**Problem requirements**
Repeat what the lines below say, word for word, and skip every image.

START Available data

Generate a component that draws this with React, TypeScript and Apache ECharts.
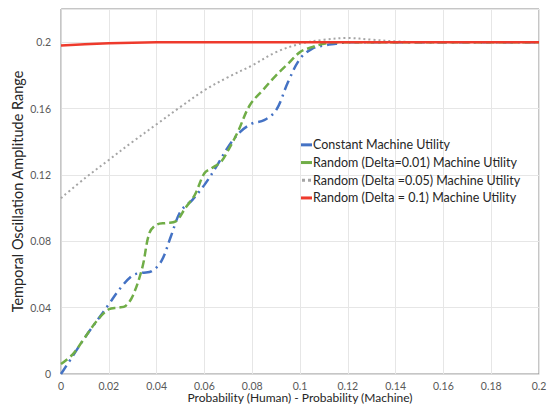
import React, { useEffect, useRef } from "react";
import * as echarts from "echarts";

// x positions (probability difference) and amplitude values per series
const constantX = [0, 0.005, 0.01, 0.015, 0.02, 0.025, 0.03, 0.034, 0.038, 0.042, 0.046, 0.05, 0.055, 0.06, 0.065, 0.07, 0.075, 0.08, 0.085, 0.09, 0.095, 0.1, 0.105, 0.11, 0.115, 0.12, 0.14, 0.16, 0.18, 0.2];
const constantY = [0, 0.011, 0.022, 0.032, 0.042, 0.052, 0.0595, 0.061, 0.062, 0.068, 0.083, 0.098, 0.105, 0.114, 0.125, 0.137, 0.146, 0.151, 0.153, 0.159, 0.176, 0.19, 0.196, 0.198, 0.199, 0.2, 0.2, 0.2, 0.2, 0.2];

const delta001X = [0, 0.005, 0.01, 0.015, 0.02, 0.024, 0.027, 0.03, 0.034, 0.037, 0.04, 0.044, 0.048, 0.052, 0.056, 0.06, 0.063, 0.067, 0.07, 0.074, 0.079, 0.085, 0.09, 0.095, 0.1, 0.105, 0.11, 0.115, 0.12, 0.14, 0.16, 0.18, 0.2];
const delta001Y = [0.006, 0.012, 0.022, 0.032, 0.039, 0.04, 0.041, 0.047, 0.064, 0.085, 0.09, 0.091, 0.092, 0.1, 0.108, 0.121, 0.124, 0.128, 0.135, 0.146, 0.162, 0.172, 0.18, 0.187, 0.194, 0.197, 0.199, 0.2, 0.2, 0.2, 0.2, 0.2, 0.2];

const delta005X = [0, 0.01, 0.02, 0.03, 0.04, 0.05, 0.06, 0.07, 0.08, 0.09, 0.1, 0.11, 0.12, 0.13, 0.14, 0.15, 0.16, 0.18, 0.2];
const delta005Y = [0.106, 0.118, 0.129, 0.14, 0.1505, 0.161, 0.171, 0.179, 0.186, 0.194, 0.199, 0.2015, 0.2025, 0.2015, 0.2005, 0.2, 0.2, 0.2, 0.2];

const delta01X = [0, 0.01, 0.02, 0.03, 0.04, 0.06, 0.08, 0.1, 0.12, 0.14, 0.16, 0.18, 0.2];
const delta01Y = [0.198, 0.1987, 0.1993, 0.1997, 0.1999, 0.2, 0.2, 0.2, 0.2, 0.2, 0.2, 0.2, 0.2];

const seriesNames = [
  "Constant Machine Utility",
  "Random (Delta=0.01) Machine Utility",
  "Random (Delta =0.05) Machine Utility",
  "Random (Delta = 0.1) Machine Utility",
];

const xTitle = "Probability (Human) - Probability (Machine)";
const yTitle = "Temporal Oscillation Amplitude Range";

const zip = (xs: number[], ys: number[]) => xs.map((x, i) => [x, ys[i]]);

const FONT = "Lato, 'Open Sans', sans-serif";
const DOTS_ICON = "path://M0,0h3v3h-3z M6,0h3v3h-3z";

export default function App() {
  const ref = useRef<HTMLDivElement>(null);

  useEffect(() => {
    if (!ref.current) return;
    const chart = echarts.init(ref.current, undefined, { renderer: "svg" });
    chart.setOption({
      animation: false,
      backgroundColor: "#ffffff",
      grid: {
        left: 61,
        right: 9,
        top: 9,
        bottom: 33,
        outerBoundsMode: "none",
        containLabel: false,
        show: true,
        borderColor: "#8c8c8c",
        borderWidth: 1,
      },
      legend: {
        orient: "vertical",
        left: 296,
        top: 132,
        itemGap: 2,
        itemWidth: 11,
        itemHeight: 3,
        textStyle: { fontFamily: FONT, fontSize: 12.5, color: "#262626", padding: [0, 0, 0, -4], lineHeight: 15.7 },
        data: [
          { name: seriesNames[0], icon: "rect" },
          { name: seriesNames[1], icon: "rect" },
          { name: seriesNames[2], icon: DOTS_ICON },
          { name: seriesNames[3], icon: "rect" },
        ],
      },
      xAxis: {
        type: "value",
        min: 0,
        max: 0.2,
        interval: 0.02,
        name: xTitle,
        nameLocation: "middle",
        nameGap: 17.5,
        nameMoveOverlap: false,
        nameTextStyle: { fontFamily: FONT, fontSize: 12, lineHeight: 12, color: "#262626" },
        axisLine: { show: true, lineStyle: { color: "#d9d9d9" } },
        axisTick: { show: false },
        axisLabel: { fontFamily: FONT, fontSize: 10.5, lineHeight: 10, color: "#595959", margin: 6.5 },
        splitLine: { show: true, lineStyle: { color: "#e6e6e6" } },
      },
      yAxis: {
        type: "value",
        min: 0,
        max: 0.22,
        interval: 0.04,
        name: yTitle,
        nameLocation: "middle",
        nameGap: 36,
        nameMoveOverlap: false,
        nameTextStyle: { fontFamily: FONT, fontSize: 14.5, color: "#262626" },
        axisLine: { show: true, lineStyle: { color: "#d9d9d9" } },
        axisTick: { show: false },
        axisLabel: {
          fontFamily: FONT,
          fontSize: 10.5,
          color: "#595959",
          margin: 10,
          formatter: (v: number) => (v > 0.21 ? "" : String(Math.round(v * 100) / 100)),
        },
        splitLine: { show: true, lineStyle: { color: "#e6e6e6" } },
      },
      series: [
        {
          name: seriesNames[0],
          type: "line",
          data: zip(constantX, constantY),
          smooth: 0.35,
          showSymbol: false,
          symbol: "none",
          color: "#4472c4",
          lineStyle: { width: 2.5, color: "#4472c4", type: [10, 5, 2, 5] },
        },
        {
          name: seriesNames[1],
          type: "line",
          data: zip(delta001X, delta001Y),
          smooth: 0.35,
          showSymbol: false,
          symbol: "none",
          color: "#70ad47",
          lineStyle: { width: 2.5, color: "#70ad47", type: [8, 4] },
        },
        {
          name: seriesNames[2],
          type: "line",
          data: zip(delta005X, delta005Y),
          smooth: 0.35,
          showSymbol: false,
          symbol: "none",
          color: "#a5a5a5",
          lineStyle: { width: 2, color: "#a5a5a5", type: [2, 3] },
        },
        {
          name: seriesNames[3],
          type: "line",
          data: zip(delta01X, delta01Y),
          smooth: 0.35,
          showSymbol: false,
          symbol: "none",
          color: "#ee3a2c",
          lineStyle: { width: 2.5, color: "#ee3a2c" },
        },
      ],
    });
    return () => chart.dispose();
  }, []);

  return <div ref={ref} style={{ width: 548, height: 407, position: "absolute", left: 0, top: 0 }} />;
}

END Available data

**Full response**
Generate a component that draws this with React, TypeScript and Apache ECharts.
import React, { useEffect, useRef } from "react";
import * as echarts from "echarts";

// x positions (probability difference) and amplitude values per series
const constantX = [0, 0.005, 0.01, 0.015, 0.02, 0.025, 0.03, 0.034, 0.038, 0.042, 0.046, 0.05, 0.055, 0.06, 0.065, 0.07, 0.075, 0.08, 0.085, 0.09, 0.095, 0.1, 0.105, 0.11, 0.115, 0.12, 0.14, 0.16, 0.18, 0.2];
const constantY = [0, 0.011, 0.022, 0.032, 0.042, 0.052, 0.0595, 0.061, 0.062, 0.068, 0.083, 0.098, 0.105, 0.114, 0.125, 0.137, 0.146, 0.151, 0.153, 0.159, 0.176, 0.19, 0.196, 0.198, 0.199, 0.2, 0.2, 0.2, 0.2, 0.2];

const delta001X = [0, 0.005, 0.01, 0.015, 0.02, 0.024, 0.027, 0.03, 0.034, 0.037, 0.04, 0.044, 0.048, 0.052, 0.056, 0.06, 0.063, 0.067, 0.07, 0.074, 0.079, 0.085, 0.09, 0.095, 0.1, 0.105, 0.11, 0.115, 0.12, 0.14, 0.16, 0.18, 0.2];
const delta001Y = [0.006, 0.012, 0.022, 0.032, 0.039, 0.04, 0.041, 0.047, 0.064, 0.085, 0.09, 0.091, 0.092, 0.1, 0.108, 0.121, 0.124, 0.128, 0.135, 0.146, 0.162, 0.172, 0.18, 0.187, 0.194, 0.197, 0.199, 0.2, 0.2, 0.2, 0.2, 0.2, 0.2];

const delta005X = [0, 0.01, 0.02, 0.03, 0.04, 0.05, 0.06, 0.07, 0.08, 0.09, 0.1, 0.11, 0.12, 0.13, 0.14, 0.15, 0.16, 0.18, 0.2];
const delta005Y = [0.106, 0.118, 0.129, 0.14, 0.1505, 0.161, 0.171, 0.179, 0.186, 0.194, 0.199, 0.2015, 0.2025, 0.2015, 0.2005, 0.2, 0.2, 0.2, 0.2];

const delta01X = [0, 0.01, 0.02, 0.03, 0.04, 0.06, 0.08, 0.1, 0.12, 0.14, 0.16, 0.18, 0.2];
const delta01Y = [0.198, 0.1987, 0.1993, 0.1997, 0.1999, 0.2, 0.2, 0.2, 0.2, 0.2, 0.2, 0.2, 0.2];

const seriesNames = [
  "Constant Machine Utility",
  "Random (Delta=0.01) Machine Utility",
  "Random (Delta =0.05) Machine Utility",
  "Random (Delta = 0.1) Machine Utility",
];

const xTitle = "Probability (Human) - Probability (Machine)";
const yTitle = "Temporal Oscillation Amplitude Range";

const zip = (xs: number[], ys: number[]) => xs.map((x, i) => [x, ys[i]]);

const FONT = "Lato, 'Open Sans', sans-serif";
const DOTS_ICON = "path://M0,0h3v3h-3z M6,0h3v3h-3z";

export default function App() {
  const ref = useRef<HTMLDivElement>(null);

  useEffect(() => {
    if (!ref.current) return;
    const chart = echarts.init(ref.current, undefined, { renderer: "svg" });
    chart.setOption({
      animation: false,
      backgroundColor: "#ffffff",
      grid: {
        left: 61,
        right: 9,
        top: 9,
        bottom: 33,
        outerBoundsMode: "none",
        containLabel: false,
        show: true,
        borderColor: "#8c8c8c",
        borderWidth: 1,
      },
      legend: {
        orient: "vertical",
        left: 296,
        top: 132,
        itemGap: 2,
        itemWidth: 11,
        itemHeight: 3,
        textStyle: { fontFamily: FONT, fontSize: 12.5, color: "#262626", padding: [0, 0, 0, -4], lineHeight: 15.7 },
        data: [
          { name: seriesNames[0], icon: "rect" },
          { name: seriesNames[1], icon: "rect" },
          { name: seriesNames[2], icon: DOTS_ICON },
          { name: seriesNames[3], icon: "rect" },
        ],
      },
      xAxis: {
        type: "value",
        min: 0,
        max: 0.2,
        interval: 0.02,
        name: xTitle,
        nameLocation: "middle",
        nameGap: 17.5,
        nameMoveOverlap: false,
        nameTextStyle: { fontFamily: FONT, fontSize: 12, lineHeight: 12, color: "#262626" },
        axisLine: { show: true, lineStyle: { color: "#d9d9d9" } },
        axisTick: { show: false },
        axisLabel: { fontFamily: FONT, fontSize: 10.5, lineHeight: 10, color: "#595959", margin: 6.5 },
        splitLine: { show: true, lineStyle: { color: "#e6e6e6" } },
      },
      yAxis: {
        type: "value",
        min: 0,
        max: 0.22,
        interval: 0.04,
        name: yTitle,
        nameLocation: "middle",
        nameGap: 36,
        nameMoveOverlap: false,
        nameTextStyle: { fontFamily: FONT, fontSize: 14.5, color: "#262626" },
        axisLine: { show: true, lineStyle: { color: "#d9d9d9" } },
        axisTick: { show: false },
        axisLabel: {
          fontFamily: FONT,
          fontSize: 10.5,
          color: "#595959",
          margin: 10,
          formatter: (v: number) => (v > 0.21 ? "" : String(Math.round(v * 100) / 100)),
        },
        splitLine: { show: true, lineStyle: { color: "#e6e6e6" } },
      },
      series: [
        {
          name: seriesNames[0],
          type: "line",
          data: zip(constantX, constantY),
          smooth: 0.35,
          showSymbol: false,
          symbol: "none",
          color: "#4472c4",
          lineStyle: { width: 2.5, color: "#4472c4", type: [10, 5, 2, 5] },
        },
        {
          name: seriesNames[1],
          type: "line",
          data: zip(delta001X, delta001Y),
          smooth: 0.35,
          showSymbol: false,
          symbol: "none",
          color: "#70ad47",
          lineStyle: { width: 2.5, color: "#70ad47", type: [8, 4] },
        },
        {
          name: seriesNames[2],
          type: "line",
          data: zip(delta005X, delta005Y),
          smooth: 0.35,
          showSymbol: false,
          symbol: "none",
          color: "#a5a5a5",
          lineStyle: { width: 2, color: "#a5a5a5", type: [2, 3] },
        },
        {
          name: seriesNames[3],
          type: "line",
          data: zip(delta01X, delta01Y),
          smooth: 0.35,
          showSymbol: false,
          symbol: "none",
          color: "#ee3a2c",
          lineStyle: { width: 2.5, color: "#ee3a2c" },
        },
      ],
    });
    return () => chart.dispose();
  }, []);

  return <div ref={ref} style={{ width: 548, height: 407, position: "absolute", left: 0, top: 0 }} />;
}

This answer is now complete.